* EXERCISE GOAL
Repeat the data word for word. Do not include the pictures.

* DATA EXCERPT
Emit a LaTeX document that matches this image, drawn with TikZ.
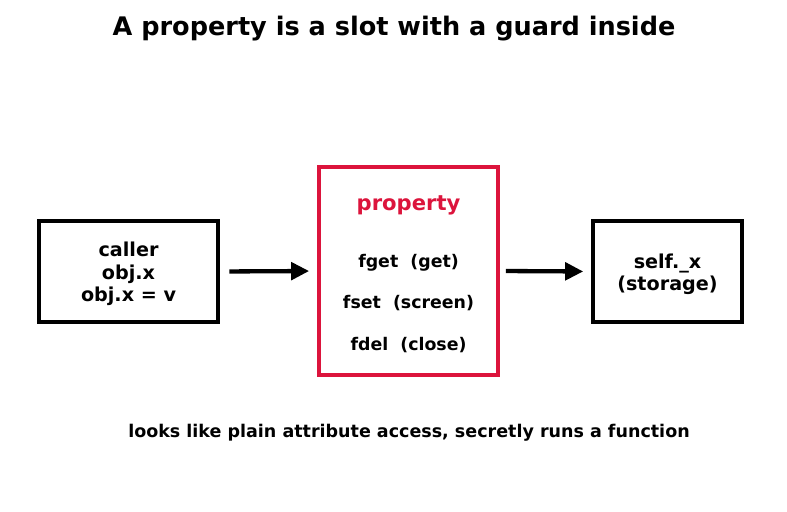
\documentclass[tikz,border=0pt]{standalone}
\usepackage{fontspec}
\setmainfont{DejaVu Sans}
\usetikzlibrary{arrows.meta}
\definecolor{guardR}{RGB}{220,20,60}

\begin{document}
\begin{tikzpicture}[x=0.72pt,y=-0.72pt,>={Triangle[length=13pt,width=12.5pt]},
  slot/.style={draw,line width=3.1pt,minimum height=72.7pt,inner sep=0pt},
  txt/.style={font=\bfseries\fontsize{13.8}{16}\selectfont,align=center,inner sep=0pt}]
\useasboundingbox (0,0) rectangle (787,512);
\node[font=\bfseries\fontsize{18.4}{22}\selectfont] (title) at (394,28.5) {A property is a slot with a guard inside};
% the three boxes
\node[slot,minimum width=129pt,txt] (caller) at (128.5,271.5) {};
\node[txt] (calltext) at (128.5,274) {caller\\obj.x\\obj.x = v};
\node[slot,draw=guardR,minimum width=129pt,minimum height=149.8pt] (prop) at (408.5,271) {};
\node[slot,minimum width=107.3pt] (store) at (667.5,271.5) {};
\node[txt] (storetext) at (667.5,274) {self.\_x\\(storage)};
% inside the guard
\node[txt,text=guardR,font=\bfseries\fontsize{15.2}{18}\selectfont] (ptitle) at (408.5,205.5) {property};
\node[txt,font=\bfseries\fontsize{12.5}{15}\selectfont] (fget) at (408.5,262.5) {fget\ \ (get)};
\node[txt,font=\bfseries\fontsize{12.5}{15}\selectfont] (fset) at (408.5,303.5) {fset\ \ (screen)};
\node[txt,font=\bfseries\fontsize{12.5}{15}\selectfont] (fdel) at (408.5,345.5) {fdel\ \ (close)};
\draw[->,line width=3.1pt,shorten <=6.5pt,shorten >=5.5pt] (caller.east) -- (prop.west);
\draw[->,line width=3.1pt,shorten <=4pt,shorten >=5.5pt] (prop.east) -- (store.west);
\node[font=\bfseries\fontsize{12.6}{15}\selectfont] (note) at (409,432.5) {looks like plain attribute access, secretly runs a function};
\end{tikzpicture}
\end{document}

* SOLUTION TO THE PROBLEM
Emit a LaTeX document that matches this image, drawn with TikZ.
\documentclass[tikz,border=0pt]{standalone}
\usepackage{fontspec}
\setmainfont{DejaVu Sans}
\usetikzlibrary{arrows.meta}
\definecolor{guardR}{RGB}{220,20,60}

\begin{document}
\begin{tikzpicture}[x=0.72pt,y=-0.72pt,>={Triangle[length=13pt,width=12.5pt]},
  slot/.style={draw,line width=3.1pt,minimum height=72.7pt,inner sep=0pt},
  txt/.style={font=\bfseries\fontsize{13.8}{16}\selectfont,align=center,inner sep=0pt}]
\useasboundingbox (0,0) rectangle (787,512);
\node[font=\bfseries\fontsize{18.4}{22}\selectfont] (title) at (394,28.5) {A property is a slot with a guard inside};
% the three boxes
\node[slot,minimum width=129pt,txt] (caller) at (128.5,271.5) {};
\node[txt] (calltext) at (128.5,274) {caller\\obj.x\\obj.x = v};
\node[slot,draw=guardR,minimum width=129pt,minimum height=149.8pt] (prop) at (408.5,271) {};
\node[slot,minimum width=107.3pt] (store) at (667.5,271.5) {};
\node[txt] (storetext) at (667.5,274) {self.\_x\\(storage)};
% inside the guard
\node[txt,text=guardR,font=\bfseries\fontsize{15.2}{18}\selectfont] (ptitle) at (408.5,205.5) {property};
\node[txt,font=\bfseries\fontsize{12.5}{15}\selectfont] (fget) at (408.5,262.5) {fget\ \ (get)};
\node[txt,font=\bfseries\fontsize{12.5}{15}\selectfont] (fset) at (408.5,303.5) {fset\ \ (screen)};
\node[txt,font=\bfseries\fontsize{12.5}{15}\selectfont] (fdel) at (408.5,345.5) {fdel\ \ (close)};
\draw[->,line width=3.1pt,shorten <=6.5pt,shorten >=5.5pt] (caller.east) -- (prop.west);
\draw[->,line width=3.1pt,shorten <=4pt,shorten >=5.5pt] (prop.east) -- (store.west);
\node[font=\bfseries\fontsize{12.6}{15}\selectfont] (note) at (409,432.5) {looks like plain attribute access, secretly runs a function};
\end{tikzpicture}
\end{document}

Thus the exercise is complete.